The k-fold cross validation method is the go-to method for evaluating
the performance of an algorithm on a dataset. You want to choose
k-values that give you a good sized training and test dataset for your
algorithm. Not too disproportionate (too large or small for training or
test). If you have a lot of data, you may may have to resort to either
sampling the data or reverting to a split test.
Cross validation does give an unbiased estimation of the algorithms
performance on unseen data, but what if the algorithm itself uses
randomness. The algorithm would produce different results for the same
training data each time it was trained with a different random number
seed (start of the sequence of pseudo-randomness). Cross validation does
not account for variance in the algorithm’s predictions.
Another point of concern is that cross validation itself uses
randomness to decide how to split the dataset into k folds. Cross
validation does not estimate how the algorithm perform with different
sets of folds.
This only matters if you want to understand how robust the algorithm is on the dataset.
Multiple Cross Validation
A way to account for the variance in the algorithm itself is to run
cross validation multiple times and take the mean and the standard
deviation of the algorithm accuracy from each run.
This will will give you an an estimate of the performance of the
algorithm on the dataset and an estimation of how robust (the size of
the standard deviation) the performance is.
If you have one mean and standard deviation for algorithm A and
another mean and standard deviation for algorithm B and they differ (for
example, algorithm A has a higher accuracy), how do you know if the
difference is meaningful?
This only matters if you want to compare the results between algorithms.
Statistical Significance
A solution to comparing algorithm performance measures when using multiple runs of k-fold cross validation is to use statistical significance tests (like the Student’s t-test).
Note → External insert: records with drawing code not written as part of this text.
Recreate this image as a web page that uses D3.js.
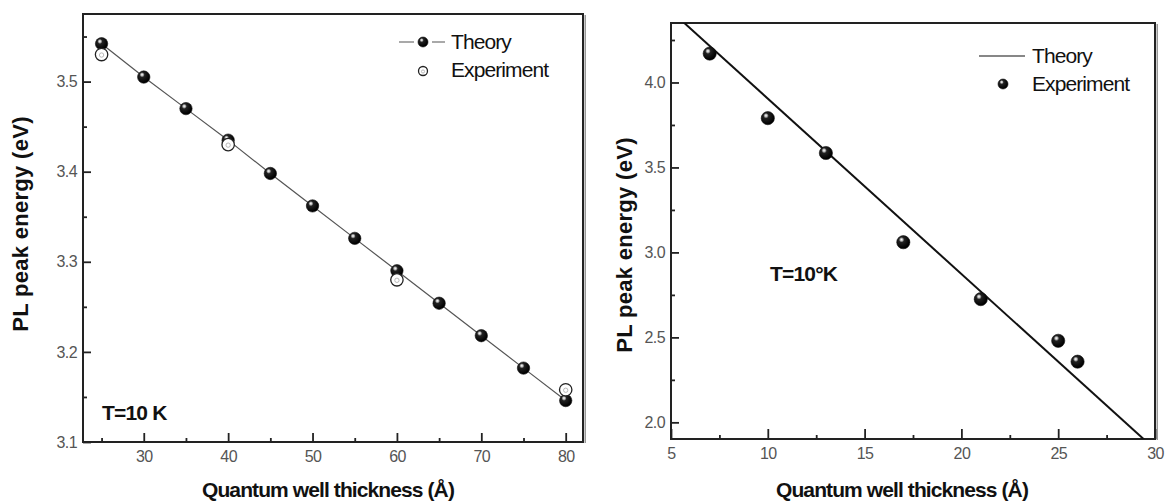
<!DOCTYPE html>
<html>
<head>
<meta charset="utf-8">
<script src="https://cdn.jsdelivr.net/npm/d3@7"></script>
<style>
  body { margin: 0; background: #fff; }
  svg { display: block; }
  .tick text { font-family: "Liberation Sans", Arial, sans-serif; fill: #555; letter-spacing: -0.6px; }
  .tick line { stroke: #222; stroke-width: 1.8; }
</style>
</head>
<body>
<div id="chart"></div>
<script>
var svgWidth = 1165;
var svgHeight = 501;

// left panel: 10 K series
var leftThickness = [25, 30, 35, 40, 45, 50, 55, 60, 65, 70, 75, 80];
var leftTheory = [3.542, 3.505, 3.470, 3.435, 3.398, 3.362, 3.326, 3.290, 3.254, 3.218, 3.182, 3.146];
var leftExpThickness = [25, 40, 60, 80];
var leftExperiment = [3.530, 3.430, 3.280, 3.158];
var leftXTicks = [30, 40, 50, 60, 70, 80];
var leftXMinor = [25, 35, 45, 55, 65, 75];
var leftYTicks = [3.1, 3.2, 3.3, 3.4, 3.5];
var leftYMinor = [3.15, 3.25, 3.35, 3.45, 3.55];

// right panel
var rightTheoryThickness = [5, 30];
var rightTheory = [4.421, 1.841];
var rightExpThickness = [7, 10, 13, 17, 21, 25, 26];
var rightExperiment = [4.17, 3.79, 3.585, 3.06, 2.725, 2.48, 2.357];
var rightXTicks = [5, 10, 15, 20, 25, 30];
var rightXMinor = [7.5, 12.5, 17.5, 22.5, 27.5];
var rightYTicks = [2.0, 2.5, 3.0, 3.5, 4.0];
var rightYMinor = [2.25, 2.75, 3.25, 3.75, 4.25];

var svg = d3.select("#chart")
  .append("svg")
  .attr("width", svgWidth)
  .attr("height", svgHeight);

// shaded ball marker
var defs = svg.append("defs");
var ball = defs.append("radialGradient")
  .attr("id", "ball")
  .attr("cx", "38%").attr("cy", "35%").attr("r", "60%")
  .attr("fx", "36%").attr("fy", "30%");
ball.append("stop").attr("offset", "0%").attr("stop-color", "#fff");
ball.append("stop").attr("offset", "16%").attr("stop-color", "#bbb");
ball.append("stop").attr("offset", "34%").attr("stop-color", "#222");
ball.append("stop").attr("offset", "100%").attr("stop-color", "#000");

function drawBall(g, x, y, r) {
  g.append("circle").attr("cx", x).attr("cy", y).attr("r", r)
    .attr("fill", "url(#ball)").attr("stroke", "#111").attr("stroke-width", 0.6);
}

function drawOpen(g, x, y, r) {
  g.append("circle").attr("cx", x).attr("cy", y).attr("r", r)
    .attr("fill", "#fff").attr("stroke", "#222").attr("stroke-width", 1.3);
  g.append("circle").attr("cx", x).attr("cy", y + 0.5).attr("r", r * 0.35)
    .attr("fill", "none").attr("stroke", "#aaa").attr("stroke-width", 0.8);
}

function drawPanel(p) {
  var w = p.x1 - p.x0;
  var h = p.y1 - p.y0;
  var g = svg.append("g").attr("transform", `translate(${p.x0}, ${p.y0})`);

  var x = d3.scaleLinear().domain(p.xDomain).range([0, w]);
  var y = d3.scaleLinear().domain(p.yDomain).range([h, 0]);

  g.append("clipPath").attr("id", p.id + "-clip")
    .append("rect").attr("width", w).attr("height", h);

  // frame
  g.append("rect").attr("x", w + 1.5).attr("y", 1).attr("width", 1.5).attr("height", h)
    .attr("fill", "#999");
  g.append("rect").attr("width", w).attr("height", h)
    .attr("fill", "none").attr("stroke", "#222").attr("stroke-width", 2);

  // minor ticks
  g.append("g").attr("transform", `translate(0, ${h})`)
    .call(d3.axisBottom(x).tickValues(p.xMinor).tickSize(-p.minorLen).tickFormat(""))
    .call(a => a.select(".domain").remove());
  g.append("g")
    .call(d3.axisLeft(y).tickValues(p.yMinor.filter(v => v < p.yDomain[1])).tickSize(-p.minorLen).tickFormat(""))
    .call(a => a.select(".domain").remove());

  // major ticks
  var xAxis = g.append("g").attr("transform", `translate(0, ${h})`)
    .call(d3.axisBottom(x).tickValues(p.xTicks).tickSize(-p.xMajorLen).tickPadding(9).tickFormat(d3.format("d")))
    .call(a => a.select(".domain").remove());
  xAxis.selectAll("text").style("font-size", "16px");

  var yAxis = g.append("g")
    .call(d3.axisLeft(y).tickValues(p.yTicks).tickSize(-8).tickPadding(6).tickFormat(d3.format(".1f")))
    .call(a => a.select(".domain").remove());
  yAxis.selectAll("text").style("font-size", "16px");

  // theory line
  var line = d3.line().x(d => x(d[0])).y(d => y(d[1]));
  g.append("path")
    .datum(p.theoryX.map((v, i) => [v, p.theoryY[i]]))
    .attr("clip-path", `url(#${p.id}-clip)`)
    .attr("d", line)
    .attr("fill", "none")
    .attr("stroke", p.lineColor)
    .attr("stroke-width", p.lineWidth);

  var marks = g.append("g");
  if (p.theoryBalls) {
    p.theoryX.forEach((v, i) => drawBall(marks, x(v), y(p.theoryY[i]), 6.2));
  }
  p.expX.forEach((v, i) => {
    if (p.expOpen) drawOpen(marks, x(v), y(p.expY[i]), 6.2);
    else drawBall(marks, x(v), y(p.expY[i]), 6.6);
  });

  // axis titles
  svg.append("text")
    .attr("x", p.xTitleX).attr("y", 497)
    .attr("text-anchor", "middle")
    .style("font-family", "Liberation Sans, Arial, sans-serif")
    .style("font-weight", "bold").style("font-size", "21px")
    .style("letter-spacing", "-0.9px")
    .attr("fill", "#111")
    .text("Quantum well thickness (Å)");

  svg.append("text")
    .attr("transform", `translate(${p.yTitleX}, ${p.yTitleY}) rotate(-90)`)
    .attr("text-anchor", "middle")
    .attr("dy", "0.35em")
    .style("font-family", "Liberation Sans, Arial, sans-serif")
    .style("font-weight", "bold").style("font-size", "22px")
    .style("letter-spacing", "0.3px")
    .attr("fill", "#111")
    .text("PL peak energy (eV)");

  // temperature note
  svg.append("text")
    .attr("x", p.noteX).attr("y", p.noteY)
    .style("font-family", "Liberation Sans, Arial, sans-serif")
    .style("font-weight", "bold").style("font-size", "21px")
    .style("letter-spacing", "-0.8px")
    .attr("fill", "#111")
    .text(p.note);

  // legend
  var lg = svg.append("g").attr("transform", `translate(${p.legendX}, ${p.legendY})`);
  lg.append("line").attr("x1", -24).attr("x2", 22).attr("y1", 0).attr("y2", 0)
    .attr("stroke", p.lineColor).attr("stroke-width", 1.2);
  if (p.theoryBalls) {
    lg.append("rect").attr("x", -9).attr("y", -3).attr("width", 18).attr("height", 6).attr("fill", "#fff");
    drawBall(lg, 0, 0, 5);
  }
  if (p.expOpen) drawOpen(lg, 0, 29, 4.5);
  else drawBall(lg, 0, 28, 5);
  var labels = ["Theory", "Experiment"];
  lg.selectAll("text.leg").data(labels).enter().append("text")
    .attr("class", "leg")
    .attr("x", p.legendTextDx)
    .attr("y", (d, i) => 7 + i * 28)
    .style("font-family", "Liberation Sans, Arial, sans-serif")
    .style("font-size", "21px")
    .style("letter-spacing", "-0.9px")
    .attr("fill", "#111")
    .text(d => d);
}

drawPanel({
  id: "left", x0: 83, x1: 583, y0: 14, y1: 442,
  xDomain: [22.8, 82.05], yDomain: [3.1, 3.575],
  xTicks: leftXTicks, xMinor: leftXMinor, yTicks: leftYTicks, yMinor: leftYMinor,
  xMajorLen: 9, minorLen: 4,
  theoryX: leftThickness, theoryY: leftTheory, theoryBalls: true,
  lineColor: "#555", lineWidth: 1.2,
  expX: leftExpThickness, expY: leftExperiment, expOpen: true,
  xTitleX: 328, yTitleX: 20, yTitleY: 224,
  note: "T=10 K", noteX: 102, noteY: 420,
  legendX: 423, legendY: 42, legendTextDx: 28
});

drawPanel({
  id: "right", x0: 671, x1: 1155, y0: 23, y1: 439,
  xDomain: [5, 30], yDomain: [1.902, 4.35],
  xTicks: rightXTicks, xMinor: rightXMinor, yTicks: rightYTicks, yMinor: rightYMinor,
  xMajorLen: 10, minorLen: 4,
  theoryX: rightTheoryThickness, theoryY: rightTheory, theoryBalls: false,
  lineColor: "#111", lineWidth: 2,
  expX: rightExpThickness, expY: rightExperiment, expOpen: false,
  xTitleX: 902, yTitleX: 624, yTitleY: 245,
  note: "T=10°K", noteX: 770, noteY: 281,
  legendX: 1003, legendY: 56, legendTextDx: 29
});
</script>
</body>
</html>
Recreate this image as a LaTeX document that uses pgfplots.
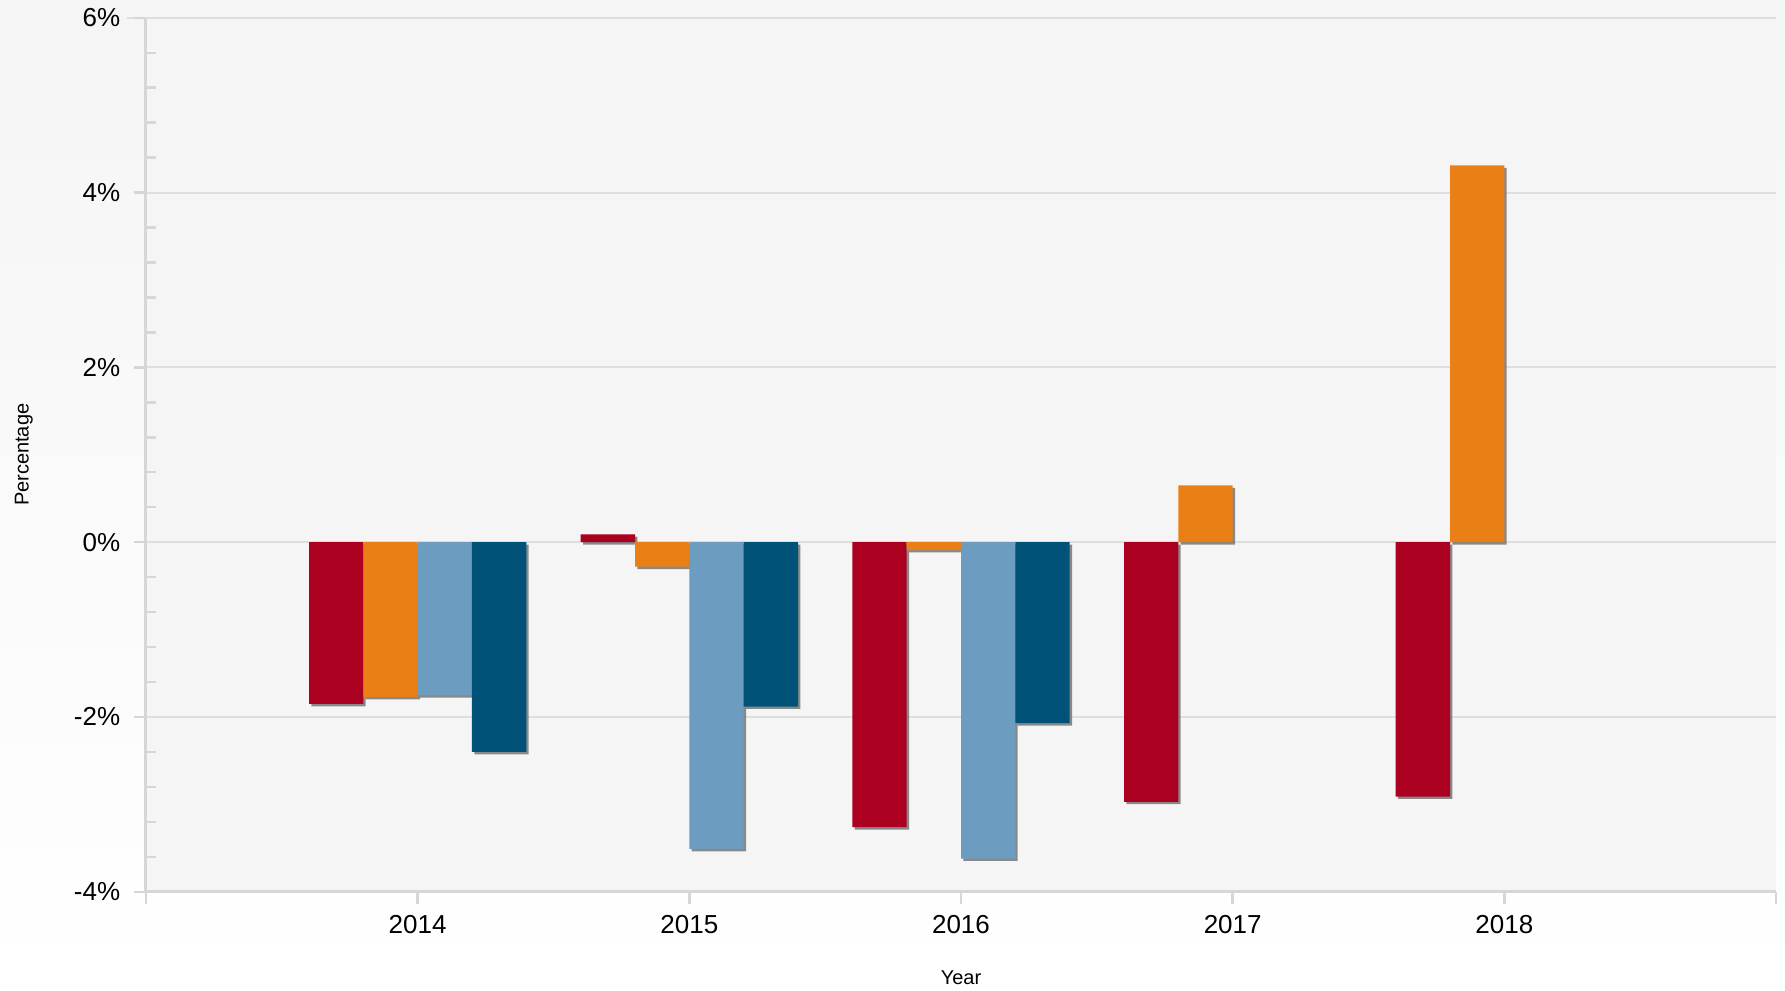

The results from multiple runs of k-fold cross validation is a list
of numbers. We like to summarize these numbers using the mean and
standard deviation. You can think of these numbers as a sample from an
underlying population. A statistical significance test answers the
question: are two samples drawn from the same population? (no
difference). If the answer is “yes”, then, even if the mean and standard
deviations differ, the difference can be said to be not statistically
significant.
We can use statistical significance tests to give meaning to the
differences (or lack there of) between algorithm results when using
multiple runs (like multiple runs of k-fold cross validation with
different random number seeds). This can when we want to make accurate
claims about results (algorithm A was better than algorithm B and the
difference was statistically significant)
This is not the end of the story, because there are different
statistical significance tests (parametric and nonparametric) and
parameters to those tests (p-value). I’m going to draw the line here
because if you have followed me this far, you now know enough about
selecting test options to produce rigorous (publishable!) results.
Summary
In this post you have discovered the difference between the main test
options available to you when designing a test harness to evaluate
machine learning algorithms.
Specifically, you learned the utility and problems with:
- Training and testing on the same dataset
- Split tests
- Multiple split tests
- Cross validation
- Multiple cross validation
- Statistical significance
When in doubt, use k-fold cross validation (k=10) and use multiple
runs of k-fold cross validation with statistical significance tests when
you want to meaningfully compare algorithms on your dataset.